** start **

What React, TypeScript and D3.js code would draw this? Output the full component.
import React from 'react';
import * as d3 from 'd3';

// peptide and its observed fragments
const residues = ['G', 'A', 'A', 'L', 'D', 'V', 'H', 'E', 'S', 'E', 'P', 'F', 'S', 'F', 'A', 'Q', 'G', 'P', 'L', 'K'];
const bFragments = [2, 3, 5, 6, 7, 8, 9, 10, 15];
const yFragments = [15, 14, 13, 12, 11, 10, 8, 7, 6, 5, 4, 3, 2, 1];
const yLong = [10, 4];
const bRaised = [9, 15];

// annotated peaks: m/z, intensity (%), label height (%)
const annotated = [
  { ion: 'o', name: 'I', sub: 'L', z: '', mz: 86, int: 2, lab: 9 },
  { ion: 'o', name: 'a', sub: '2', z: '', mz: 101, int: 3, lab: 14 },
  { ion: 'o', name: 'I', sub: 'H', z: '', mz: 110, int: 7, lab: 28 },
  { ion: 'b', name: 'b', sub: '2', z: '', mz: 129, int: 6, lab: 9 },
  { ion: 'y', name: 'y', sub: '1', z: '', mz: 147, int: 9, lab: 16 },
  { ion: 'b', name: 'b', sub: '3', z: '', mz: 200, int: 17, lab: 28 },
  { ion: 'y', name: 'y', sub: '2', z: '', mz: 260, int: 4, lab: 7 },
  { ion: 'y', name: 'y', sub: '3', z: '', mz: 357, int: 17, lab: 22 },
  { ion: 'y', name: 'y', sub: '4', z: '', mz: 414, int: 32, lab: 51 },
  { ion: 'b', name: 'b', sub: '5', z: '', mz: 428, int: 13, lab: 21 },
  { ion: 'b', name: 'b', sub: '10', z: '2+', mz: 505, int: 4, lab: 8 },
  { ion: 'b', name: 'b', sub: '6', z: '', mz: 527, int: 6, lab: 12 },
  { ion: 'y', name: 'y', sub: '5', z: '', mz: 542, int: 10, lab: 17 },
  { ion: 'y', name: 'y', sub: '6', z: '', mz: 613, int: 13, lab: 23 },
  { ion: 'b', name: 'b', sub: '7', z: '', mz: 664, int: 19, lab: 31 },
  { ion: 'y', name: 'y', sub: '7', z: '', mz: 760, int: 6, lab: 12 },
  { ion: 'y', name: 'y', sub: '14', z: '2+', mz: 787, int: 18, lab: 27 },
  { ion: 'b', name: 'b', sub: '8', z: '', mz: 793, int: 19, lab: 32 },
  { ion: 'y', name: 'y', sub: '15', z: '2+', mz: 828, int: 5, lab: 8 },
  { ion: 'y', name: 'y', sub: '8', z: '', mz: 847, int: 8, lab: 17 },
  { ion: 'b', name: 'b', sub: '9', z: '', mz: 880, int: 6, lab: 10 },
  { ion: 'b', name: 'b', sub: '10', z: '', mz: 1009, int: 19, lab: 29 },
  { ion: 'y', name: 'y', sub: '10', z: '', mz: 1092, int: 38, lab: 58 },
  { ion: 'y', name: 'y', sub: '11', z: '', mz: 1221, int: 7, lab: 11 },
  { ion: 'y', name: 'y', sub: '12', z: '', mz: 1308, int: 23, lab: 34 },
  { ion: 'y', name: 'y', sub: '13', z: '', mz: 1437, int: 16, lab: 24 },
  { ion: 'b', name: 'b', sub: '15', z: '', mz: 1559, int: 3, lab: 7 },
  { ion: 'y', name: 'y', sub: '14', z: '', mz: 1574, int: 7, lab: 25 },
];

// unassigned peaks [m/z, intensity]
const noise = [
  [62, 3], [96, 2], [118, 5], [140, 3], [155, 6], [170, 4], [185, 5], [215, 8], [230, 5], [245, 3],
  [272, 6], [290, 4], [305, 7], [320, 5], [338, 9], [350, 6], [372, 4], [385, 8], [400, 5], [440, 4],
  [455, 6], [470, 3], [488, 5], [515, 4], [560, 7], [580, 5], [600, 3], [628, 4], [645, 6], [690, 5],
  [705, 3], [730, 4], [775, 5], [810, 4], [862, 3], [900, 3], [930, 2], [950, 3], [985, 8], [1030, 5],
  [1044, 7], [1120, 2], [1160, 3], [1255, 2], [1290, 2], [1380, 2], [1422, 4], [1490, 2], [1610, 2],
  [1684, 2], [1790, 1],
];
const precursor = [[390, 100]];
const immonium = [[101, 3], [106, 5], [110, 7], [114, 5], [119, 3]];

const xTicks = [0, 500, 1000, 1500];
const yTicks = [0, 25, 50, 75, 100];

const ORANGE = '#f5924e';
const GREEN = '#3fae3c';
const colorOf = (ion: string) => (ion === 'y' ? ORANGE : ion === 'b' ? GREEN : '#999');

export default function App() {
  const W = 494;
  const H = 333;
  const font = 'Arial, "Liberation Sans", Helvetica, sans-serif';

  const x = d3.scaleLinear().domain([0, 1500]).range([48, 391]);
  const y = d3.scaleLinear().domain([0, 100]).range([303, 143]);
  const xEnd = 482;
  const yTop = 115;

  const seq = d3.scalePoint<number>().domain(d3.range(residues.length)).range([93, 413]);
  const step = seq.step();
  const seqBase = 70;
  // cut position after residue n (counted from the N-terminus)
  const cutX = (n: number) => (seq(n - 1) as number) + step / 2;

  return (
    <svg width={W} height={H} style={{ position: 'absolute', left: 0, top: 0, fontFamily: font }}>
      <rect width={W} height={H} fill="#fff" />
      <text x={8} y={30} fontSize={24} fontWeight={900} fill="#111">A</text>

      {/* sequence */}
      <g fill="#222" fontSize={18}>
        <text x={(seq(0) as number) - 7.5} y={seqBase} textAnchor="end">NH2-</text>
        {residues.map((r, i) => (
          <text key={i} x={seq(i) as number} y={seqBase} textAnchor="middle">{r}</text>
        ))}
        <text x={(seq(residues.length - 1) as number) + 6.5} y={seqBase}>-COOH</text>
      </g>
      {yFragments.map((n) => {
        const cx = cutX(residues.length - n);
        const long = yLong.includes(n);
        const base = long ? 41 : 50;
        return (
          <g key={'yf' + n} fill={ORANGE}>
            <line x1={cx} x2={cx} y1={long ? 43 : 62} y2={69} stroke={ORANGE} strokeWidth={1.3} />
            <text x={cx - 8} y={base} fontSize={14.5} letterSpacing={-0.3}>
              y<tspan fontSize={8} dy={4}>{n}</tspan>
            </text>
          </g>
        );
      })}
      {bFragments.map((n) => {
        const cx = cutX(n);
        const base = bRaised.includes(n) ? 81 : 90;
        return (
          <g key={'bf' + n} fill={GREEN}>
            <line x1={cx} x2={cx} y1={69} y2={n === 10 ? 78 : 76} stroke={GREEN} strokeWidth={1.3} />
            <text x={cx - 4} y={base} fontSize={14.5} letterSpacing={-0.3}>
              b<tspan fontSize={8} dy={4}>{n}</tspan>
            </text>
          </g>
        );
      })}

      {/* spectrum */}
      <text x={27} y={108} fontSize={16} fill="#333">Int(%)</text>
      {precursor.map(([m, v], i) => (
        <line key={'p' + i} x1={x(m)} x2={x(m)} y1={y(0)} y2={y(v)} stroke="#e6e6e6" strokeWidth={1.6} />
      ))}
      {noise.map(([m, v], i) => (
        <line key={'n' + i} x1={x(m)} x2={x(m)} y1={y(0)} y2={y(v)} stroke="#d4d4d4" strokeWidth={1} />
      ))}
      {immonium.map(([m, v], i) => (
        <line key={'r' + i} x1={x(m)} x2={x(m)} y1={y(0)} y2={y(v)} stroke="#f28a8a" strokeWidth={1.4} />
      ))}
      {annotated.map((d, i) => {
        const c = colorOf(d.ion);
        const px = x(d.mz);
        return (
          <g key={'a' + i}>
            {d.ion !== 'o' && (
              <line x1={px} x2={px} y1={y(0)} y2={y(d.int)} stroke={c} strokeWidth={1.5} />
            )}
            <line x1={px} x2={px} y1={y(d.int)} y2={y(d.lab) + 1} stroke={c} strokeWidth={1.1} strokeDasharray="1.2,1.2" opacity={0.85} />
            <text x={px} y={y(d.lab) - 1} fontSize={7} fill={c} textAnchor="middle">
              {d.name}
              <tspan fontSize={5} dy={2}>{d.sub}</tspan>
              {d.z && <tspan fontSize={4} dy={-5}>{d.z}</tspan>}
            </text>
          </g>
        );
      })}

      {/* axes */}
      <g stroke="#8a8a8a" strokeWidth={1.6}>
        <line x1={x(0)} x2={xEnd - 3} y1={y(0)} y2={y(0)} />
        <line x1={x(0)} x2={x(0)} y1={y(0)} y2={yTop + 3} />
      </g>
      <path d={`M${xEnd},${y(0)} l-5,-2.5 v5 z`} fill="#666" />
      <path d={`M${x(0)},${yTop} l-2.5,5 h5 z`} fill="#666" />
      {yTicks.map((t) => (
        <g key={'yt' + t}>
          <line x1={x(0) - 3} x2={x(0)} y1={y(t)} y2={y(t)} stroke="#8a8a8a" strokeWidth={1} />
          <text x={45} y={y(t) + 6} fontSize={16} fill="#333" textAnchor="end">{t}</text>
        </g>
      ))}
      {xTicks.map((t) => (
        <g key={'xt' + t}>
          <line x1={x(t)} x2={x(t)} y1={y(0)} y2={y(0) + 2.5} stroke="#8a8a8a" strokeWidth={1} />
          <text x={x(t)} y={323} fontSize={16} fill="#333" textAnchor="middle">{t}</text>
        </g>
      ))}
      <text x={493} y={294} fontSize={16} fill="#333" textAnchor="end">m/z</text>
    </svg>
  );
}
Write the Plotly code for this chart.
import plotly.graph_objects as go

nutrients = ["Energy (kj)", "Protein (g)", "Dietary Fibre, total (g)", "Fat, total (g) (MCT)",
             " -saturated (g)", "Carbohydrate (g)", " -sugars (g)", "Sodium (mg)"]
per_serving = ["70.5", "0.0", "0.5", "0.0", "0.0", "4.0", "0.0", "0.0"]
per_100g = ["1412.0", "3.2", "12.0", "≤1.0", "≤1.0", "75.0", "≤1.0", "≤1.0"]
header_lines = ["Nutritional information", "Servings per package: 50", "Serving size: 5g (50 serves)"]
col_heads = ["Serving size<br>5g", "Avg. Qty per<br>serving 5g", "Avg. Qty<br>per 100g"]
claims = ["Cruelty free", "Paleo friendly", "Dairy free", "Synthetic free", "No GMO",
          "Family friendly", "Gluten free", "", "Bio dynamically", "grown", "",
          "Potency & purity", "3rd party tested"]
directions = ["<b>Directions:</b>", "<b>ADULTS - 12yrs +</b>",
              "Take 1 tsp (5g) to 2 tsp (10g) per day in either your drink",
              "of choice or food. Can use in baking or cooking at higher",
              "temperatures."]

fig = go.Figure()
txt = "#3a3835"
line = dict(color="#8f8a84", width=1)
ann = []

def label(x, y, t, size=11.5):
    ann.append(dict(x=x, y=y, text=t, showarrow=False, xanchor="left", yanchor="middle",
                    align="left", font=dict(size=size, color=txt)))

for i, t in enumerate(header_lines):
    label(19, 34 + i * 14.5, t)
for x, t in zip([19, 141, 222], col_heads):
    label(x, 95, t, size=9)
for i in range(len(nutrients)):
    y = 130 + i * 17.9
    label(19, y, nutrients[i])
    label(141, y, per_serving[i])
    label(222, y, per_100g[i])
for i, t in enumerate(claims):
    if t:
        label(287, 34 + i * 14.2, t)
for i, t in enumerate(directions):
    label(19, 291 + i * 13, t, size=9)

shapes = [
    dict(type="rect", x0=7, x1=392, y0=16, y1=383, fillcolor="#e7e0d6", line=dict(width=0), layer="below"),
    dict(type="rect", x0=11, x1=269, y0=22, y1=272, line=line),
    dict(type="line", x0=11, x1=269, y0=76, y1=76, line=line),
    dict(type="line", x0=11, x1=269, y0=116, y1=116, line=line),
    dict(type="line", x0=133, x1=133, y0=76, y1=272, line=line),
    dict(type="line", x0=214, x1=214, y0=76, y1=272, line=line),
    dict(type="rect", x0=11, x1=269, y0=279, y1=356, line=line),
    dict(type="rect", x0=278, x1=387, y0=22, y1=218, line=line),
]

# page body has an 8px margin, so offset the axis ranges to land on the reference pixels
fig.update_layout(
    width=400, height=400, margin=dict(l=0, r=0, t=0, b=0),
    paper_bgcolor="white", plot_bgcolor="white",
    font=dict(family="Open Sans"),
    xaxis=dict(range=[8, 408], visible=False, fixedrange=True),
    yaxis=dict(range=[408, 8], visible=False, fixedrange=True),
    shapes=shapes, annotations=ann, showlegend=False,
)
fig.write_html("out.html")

** end **

■ Goal of the exercise
Beginning at the top of the data, extract each line through the line containing "const bRaised = [9, 15];" and return those lines exactly, with nothing added.

■ Response to the task
What React, TypeScript and D3.js code would draw this? Output the full component.
import React from 'react';
import * as d3 from 'd3';

// peptide and its observed fragments
const residues = ['G', 'A', 'A', 'L', 'D', 'V', 'H', 'E', 'S', 'E', 'P', 'F', 'S', 'F', 'A', 'Q', 'G', 'P', 'L', 'K'];
const bFragments = [2, 3, 5, 6, 7, 8, 9, 10, 15];
const yFragments = [15, 14, 13, 12, 11, 10, 8, 7, 6, 5, 4, 3, 2, 1];
const yLong = [10, 4];
const bRaised = [9, 15];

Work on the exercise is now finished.